Based of this answer, I want to create a one line tree as part of another class like thus:
self._tree = collections.defaultdict(lambda: self._tree)
I will need to allow the users of said class to add path elements to the tree and run some callback starting at the lowest tree level. My naive implementation raises a error when I run pytest
:
def _add(self, tree, path):
for node in path:
tree = tree[node]
def _run(self, tree, callback):
for key in tree.keys():
callback(tree[key]) # !!! Recursion detected (same locals & position)
self._run(key)
This code works iff the tree is defined as
def tree():
return collections.defaultdict(tree)
self._tree = tree()
Why is my naive approach not working with the lambda expression?
⚠ The Zen of Python states that
Simple is better than complex.
The one-line lambda makes the code complex where there is a simpler implementation.
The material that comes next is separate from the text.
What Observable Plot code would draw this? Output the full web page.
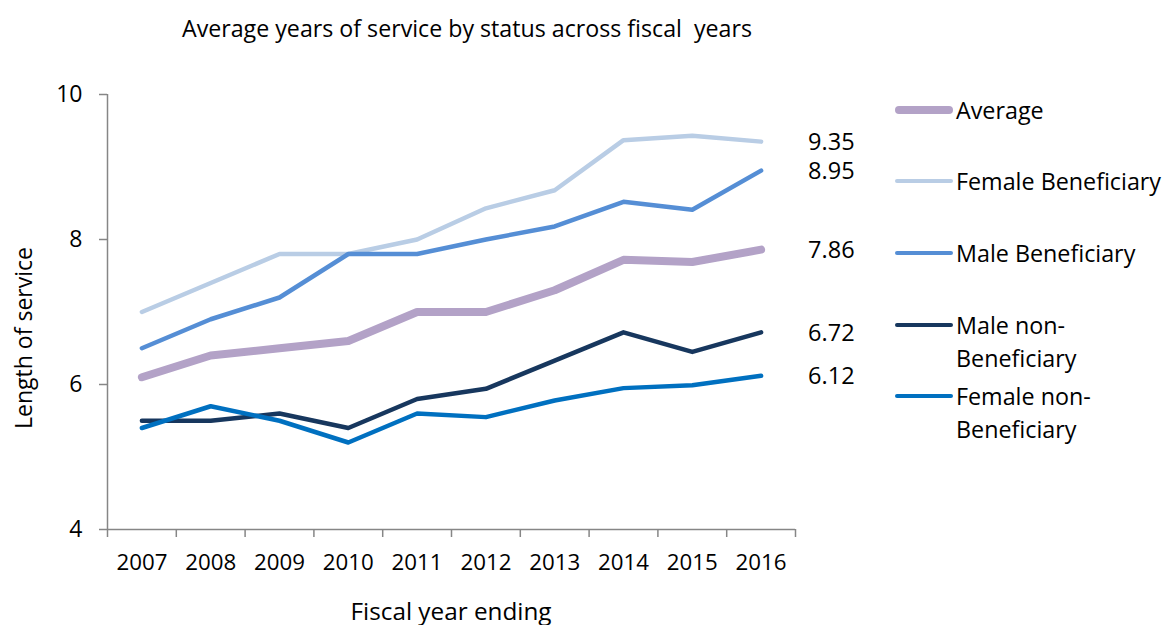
<!DOCTYPE html>
<html>
<head>
<meta charset="utf-8">
<script src="https://cdn.jsdelivr.net/npm/d3@7"></script>
<script src="https://cdn.jsdelivr.net/npm/@observablehq/plot@0.6"></script>
<style>
  html, body { margin: 0; padding: 0; background: #fff; }
  #wrap { position: relative; width: 1162px; height: 625px; font-family: "Open Sans", Lato, sans-serif; color: #000; }
  #wrap svg { position: absolute; left: 0; top: 0; }
  .abs { position: absolute; white-space: nowrap; line-height: 1; }
  .leg { position: absolute; left: 895px; }
  .leg .sw { position: absolute; left: 0; width: 58px; border-radius: 4px; }
  .leg .lt { position: absolute; left: 61px; font-size: 23.3px; line-height: 33px; white-space: nowrap; }
</style>
</head>
<body>
<div id="wrap"></div>
<script>
const years = [2007, 2008, 2009, 2010, 2011, 2012, 2013, 2014, 2015, 2016];
const seriesNames = ["Average", "Female Beneficiary", "Male Beneficiary", "Male non-Beneficiary", "Female non-Beneficiary"];
const average = [6.10, 6.40, 6.50, 6.60, 7.00, 7.00, 7.30, 7.72, 7.69, 7.86];
const femaleBeneficiary = [7.00, 7.40, 7.80, 7.80, 8.00, 8.43, 8.68, 9.37, 9.43, 9.35];
const maleBeneficiary = [6.50, 6.90, 7.20, 7.80, 7.80, 8.00, 8.18, 8.52, 8.41, 8.95];
const maleNonBeneficiary = [5.50, 5.50, 5.60, 5.40, 5.80, 5.94, 6.33, 6.72, 6.45, 6.72];
const femaleNonBeneficiary = [5.40, 5.70, 5.50, 5.20, 5.60, 5.55, 5.78, 5.95, 5.99, 6.12];
const yTicks = [4, 6, 8, 10];

const seriesColors = ["#b3a2c7", "#b9cde5", "#558ed5", "#17375e", "#0070c0"];
const seriesWidths = [8, 4.5, 4.5, 4.5, 4.5];
const seriesValues = [average, femaleBeneficiary, maleBeneficiary, maleNonBeneficiary, femaleNonBeneficiary];

const rows = [];
seriesNames.forEach((s, i) => years.forEach((yr, j) => rows.push({series: s, year: yr, value: seriesValues[i][j]})));
const lastRows = rows.filter(d => d.year === years[years.length - 1]);
const boundaries = [years[0] - 0.5, ...years.map(y => y + 0.5)];

const axisColor = "#868686";
const marks = [
  Plot.ruleX([boundaries[0]], {y1: yTicks[0], y2: yTicks[yTicks.length - 1], stroke: axisColor, strokeWidth: 1.5}),
  Plot.ruleY([yTicks[0]], {x1: boundaries[0], x2: boundaries[boundaries.length - 1], stroke: axisColor, strokeWidth: 1.5}),
  Plot.axisY(yTicks, {tickSize: 8, tickPadding: 17, fontSize: 23, stroke: axisColor, strokeWidth: 1.5, label: null, tickFormat: d => String(d), color: "#000"}),
  Plot.axisX(boundaries, {tickSize: 8, tickFormat: () => "", stroke: axisColor, strokeWidth: 1.5, label: null}),
  Plot.axisX(years, {tickSize: 0, tickPadding: 25, fontSize: 22.3, tickFormat: d => String(d), label: null}),
];
seriesNames.forEach((s, i) => {
  marks.push(Plot.lineY(rows.filter(d => d.series === s), {
    x: "year", y: "value", stroke: seriesColors[i], strokeWidth: seriesWidths[i],
    strokeLinecap: "round", strokeLinejoin: "round"
  }));
});
marks.push(Plot.text(lastRows, {x: "year", y: "value", text: d => d.value.toFixed(2), dx: 47, dy: 1, textAnchor: "start", fontSize: 23.5, fill: "#000"}));

const chart = Plot.plot({
  width: 1162, height: 625,
  marginLeft: 107, marginRight: 367, marginTop: 94, marginBottom: 96,
  style: {fontFamily: "'Open Sans', Lato, sans-serif", background: "#fff", color: "#000"},
  x: {domain: [boundaries[0], boundaries[boundaries.length - 1]], axis: null},
  y: {domain: [yTicks[0], yTicks[yTicks.length - 1]], axis: null},
  marks
});
const wrap = document.getElementById("wrap");
wrap.appendChild(chart);

function addText(txt, style) {
  const d = document.createElement("div");
  d.className = "abs";
  d.textContent = txt;
  Object.assign(d.style, style);
  wrap.appendChild(d);
  return d;
}
addText("Average years of service by status across fiscal\u00a0 years", {left: "467px", top: "17px", fontSize: "23.2px", transform: "translateX(-50%)"});
addText("Fiscal year ending", {left: "451px", top: "599px", fontSize: "24.3px", transform: "translateX(-50%)"});
addText("Length of service", {left: "23px", top: "338px", fontSize: "23px", transform: "translate(-50%,-50%) rotate(-90deg)"});

// legend
const legendItems = [
  {name: seriesNames[0], lines: ["Average"], y: 110},
  {name: seriesNames[1], lines: ["Female Beneficiary"], y: 181},
  {name: seriesNames[2], lines: ["Male Beneficiary"], y: 253},
  {name: seriesNames[3], lines: ["Male non-", "Beneficiary"], y: 325},
  {name: seriesNames[4], lines: ["Female non-", "Beneficiary"], y: 396},
];
legendItems.forEach(item => {
  const i = seriesNames.indexOf(item.name);
  const g = document.createElement("div");
  g.className = "leg";
  g.style.top = item.y + "px";
  const sw = document.createElement("div");
  sw.className = "sw";
  sw.style.background = seriesColors[i];
  sw.style.height = seriesWidths[i] + "px";
  sw.style.top = (-seriesWidths[i] / 2) + "px";
  g.appendChild(sw);
  item.lines.forEach((ln, k) => {
    const t = document.createElement("div");
    t.className = "lt";
    t.textContent = ln;
    t.style.top = (-16.5 + k * 33) + "px";
    g.appendChild(t);
  });
  wrap.appendChild(g);
});
</script>
</body>
</html>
Therefore the one-line lambda should not be used in production code. However, I shall leave this question here for academic interest.
The one-line defaultdict design in the first linked question doesn't look right to me. It produces unusual self-referential loops:
>>> d = collections.defaultdict(lambda: d)
>>> d["a"] = 23
>>> d["b"]["c"] = 42
>>> print d["b"]["a"] #we never created a value with these keys, so it should just return a defaultdict instance.
23
>>> #uh, that's not right...
A one-line lambda implementation of the function in your second link would look more like:
tree = lambda: defaultdict(tree); self._tree = tree()
Edit: looks like you can do it in a single statement with:
self._tree = (lambda f: f(f))(lambda t: defaultdict(lambda: t(t)))
... But requiring college-level lambda calculus skills just to shrink your script by one statement seems like an unwise bargain. Consider a more understandable approach.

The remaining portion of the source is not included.